Thanksgiving Recipe: Whole Wheat Cranberry Apple Muffins w/ Lemon-Ginger Glaze
Did you know one of the criteria widely believed to determine the quality of a cranberry is whether or not one can bounce the berry down a staircase. If the fruit bounces well it is a quality product; if it falls flat it is not a good berry.
Well maybe that is why I love the cranberry so much. We have a lot in common – the durable cranberry & I. When I feel like my life is throwing me down the stairs, I am always determined to bounce right back up. Quality Product? – You betchya!
I also love November, because all my local groceries are carrying FRESH cranberries. But I am so surprised that so many people I know hardly get as excited as I do. I truly stock up on them, stacking those precious little berries in my freezer to have on hand to make those yummy cranberry recipes I have copiously filed away, all year round!

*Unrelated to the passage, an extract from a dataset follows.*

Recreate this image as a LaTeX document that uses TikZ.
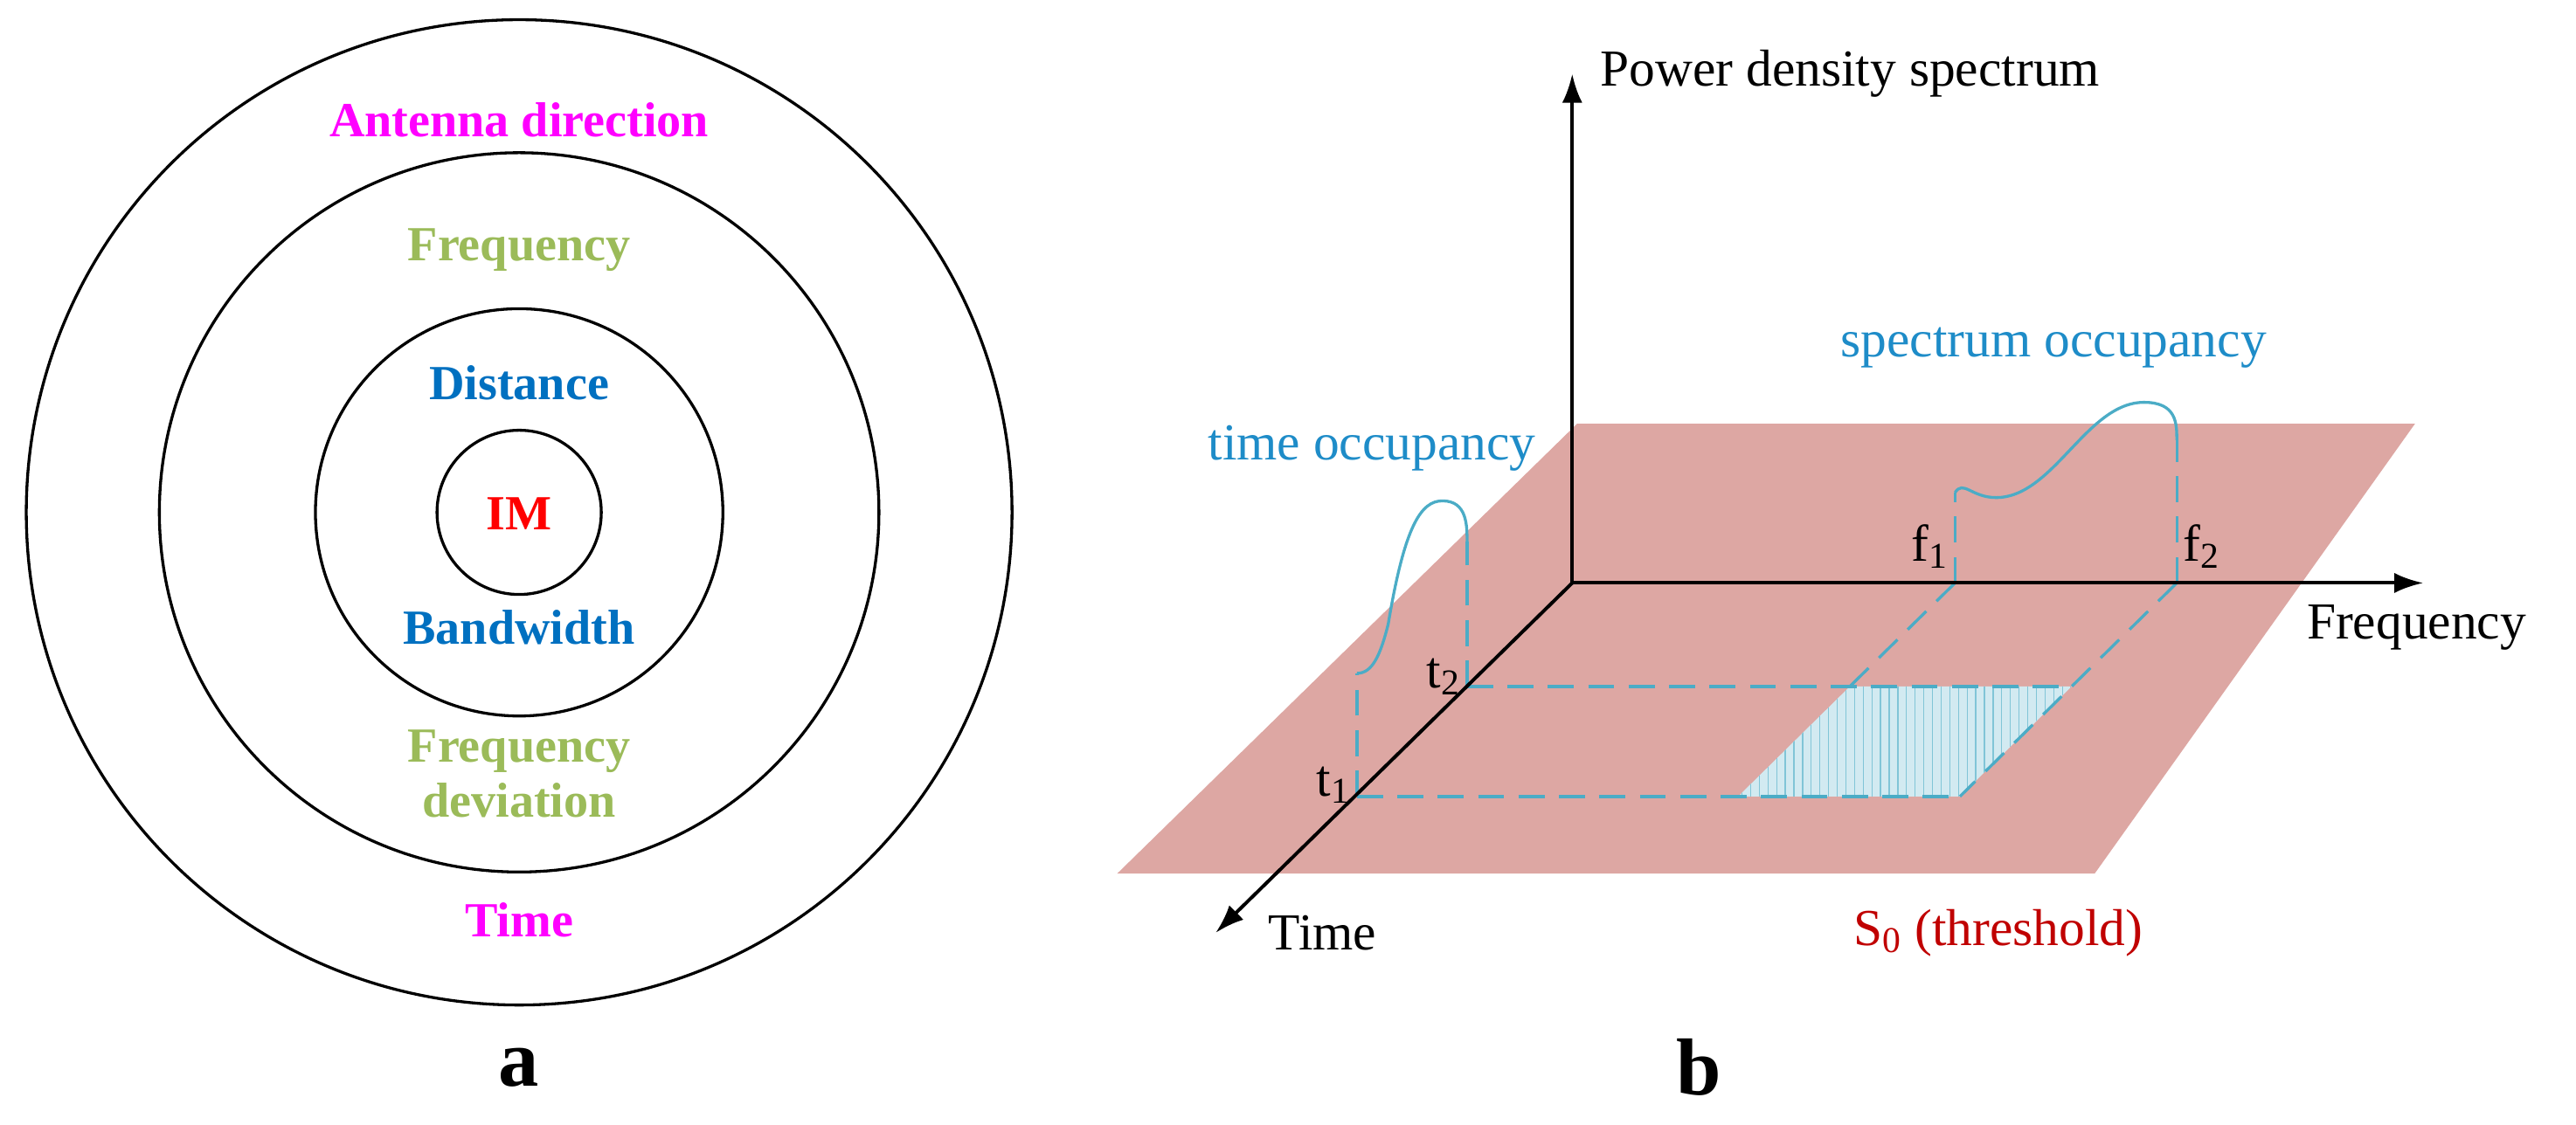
\documentclass[tikz,border=0pt]{standalone}
\usepackage{fontspec}
\setmainfont{Liberation Serif}
\usetikzlibrary{positioning,patterns,arrows.meta}
\definecolor{imred}{RGB}{255,0,0}
\definecolor{magent}{RGB}{255,0,255}
\definecolor{olivegr}{RGB}{155,187,89}
\definecolor{lblue}{RGB}{0,112,192}
\definecolor{plane}{RGB}{221,167,163}
\definecolor{occ}{RGB}{75,172,198}
\definecolor{occtext}{RGB}{30,140,200}
\definecolor{thr}{RGB}{192,0,0}
\tikzset{
	ring/.style={draw=black,line width=1pt},
	lab/.style={font=\fontsize{17}{19}\selectfont\bfseries,align=center},
	axis/.style={line width=1.2pt,-{Latex[length=10pt,width=7pt]}},
	ax/.style={font=\fontsize{18}{20}\selectfont},
	occline/.style={draw=occ,line width=1pt,dash pattern=on 9pt off 5pt},
	panel/.style={font=\fontsize{28}{30}\selectfont\bfseries}
}
\begin{document}
\begin{tikzpicture}[x=0.02cm,y=-0.02cm]
	\useasboundingbox (0,0) rectangle (1568,685);
	% panel a
	\coordinate (c) at (316,312);
	\draw [ring] (c) circle (300);
	\draw [ring] (c) circle (219);
	\draw [ring] (c) circle (124);
	\draw [ring] (c) circle (50);
	\node [lab,text=magent] (ant) at (316,73) {Antenna direction};
	\node [lab,text=olivegr] (freq) at (316,152) {Frequency};
	\node [lab,text=lblue] (dist) at (316,233) {Distance};
	\node [lab,text=imred] (im) at (316,313) {IM};
	\node [lab,text=lblue] (bw) at (316,382) {Bandwidth};
	\node [lab,text=olivegr] (dev) at (316,471) {Frequency\\deviation};
	\node [lab,text=magent] (time) at (316,560) {Time};
	\node [panel] (capa) at (316,650) {a};
	% panel b
	\fill [plane] (960,258) -- (1470,258) -- (1275,532) -- (680,532) -- cycle;
	\fill [occ!25] (1126,418) -- (1261,418) -- (1193,485) -- (1058,485) -- cycle;
	\fill [pattern=vertical lines,pattern color=occ!70] (1126,418) -- (1261,418) -- (1193,485) -- (1058,485) -- cycle;
	\coordinate (o) at (957,355);
	\coordinate (t2) at (893,418);
	\coordinate (t1) at (826,485);
	\coordinate (f1) at (1190,355);
	\coordinate (f2) at (1325,355);
	\draw [occline] (t2) -- (1261,418);
	\draw [occline] (t1) -- (1193,485);
	\draw [occline] (f1) -- (1126,418);
	\draw [occline] (f2) -- (1193,485);
	\draw [occline] (f1) -- (1190,300);
	\draw [occline] (f2) -- (1325,268);
	\draw [occline] (t1) -- (826,410);
	\draw [occline] (t2) -- (893,330);
	\draw [occ,line width=1pt] (1190,300) .. controls (1195,292) and (1200,303) .. (1215,303)
		.. controls (1250,303) and (1270,245) .. (1305,245) .. controls (1325,245) and (1325,258) .. (1325,268);
	\draw [occ,line width=1pt] (826,410) .. controls (835,410) and (840,400) .. (845,380)
		.. controls (855,320) and (865,305) .. (878,305) .. controls (893,305) and (893,320) .. (893,330);
	\draw [axis] (o) -- (957,45);
	\draw [axis] (o) -- (1475,355);
	\draw [axis] (o) -- (740,568);
	\node [ax,anchor=west] (pds) at (968,45) {Power density spectrum};
	\node [ax,anchor=west] (fq) at (1398,382) {Frequency};
	\node [ax,anchor=west] (tm) at (766,568) {Time};
	\node [ax,anchor=south east,inner sep=2pt] (f1l) at (1190,350) {f\textsubscript{1}};
	\node [ax,anchor=south west,inner sep=2pt] (f2l) at (1325,350) {f\textsubscript{2}};
	\node [ax,anchor=east,inner sep=2pt] (t2l) at (893,412) {t\textsubscript{2}};
	\node [ax,anchor=east,inner sep=2pt] (t1l) at (826,478) {t\textsubscript{1}};
	\node [ax,text=occtext] (so) at (1250,212) {spectrum occupancy};
	\node [ax,text=occtext] (to) at (835,273) {time occupancy};
	\node [ax,text=thr,anchor=west] (s0) at (1122,568) {S\textsubscript{0} (threshold)};
	\node [panel] (capb) at (1034,650) {b};
\end{tikzpicture}
\end{document}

With Thanksgiving around the corner, I thought it would be a great time for me to pull out one of my favorite cranberry muffin recipes that I use to make in my café this time of year. For whole wheat muffins, these are surprisingly moist and delicious.
Whole Wheat Cranberry Apple Muffins
w/ Lemon-Ginger Glaze
For Cake:
2 ¾ cups whole wheat flour
1 tbsp. baking powder
½ tsp baking soda
½ tsp salt
1 tbsp ground cinnamon
2 tsp ground ginger
1 ¼ cups low-fat milk
2 extra-large eggs
½ lb. unsalted butter, melted and cooled
1 ½ cups coarsely chopped fresh cranberries
2 cups finely chopped apples
¾ cup coarsely chopped walnuts, toasted
¾ cup packed brown sugar
¾ cup granulated sugar
For Glaze:
1 cup sifted confectioners’ sugar
1-2 tbsp. lemon juice
¼ tsp. ground ginger
Preheat oven to 375 degrees.
Sift together the flour, baking powder, baking soda, salt, cinnamon, and ginger in a large bowl. Make a well in the center of the mixture and add the milk, eggs, and butter. Stir quickly just to combine. Add cranberries, apples, walnuts, and both sugars and stir just until all is combined.
Heavily grease a 12 cup muffin pan. Spoon cake batter to the top of each cup. Bake for 20 minutes or until toothpick inserted in center comes out clean.
While muffins are cooling make glaze. Using a whisk, mix all ingredients together. Dip tops of muffins into glaze and place on a wire rack with parchment paper underneath to catch all drips.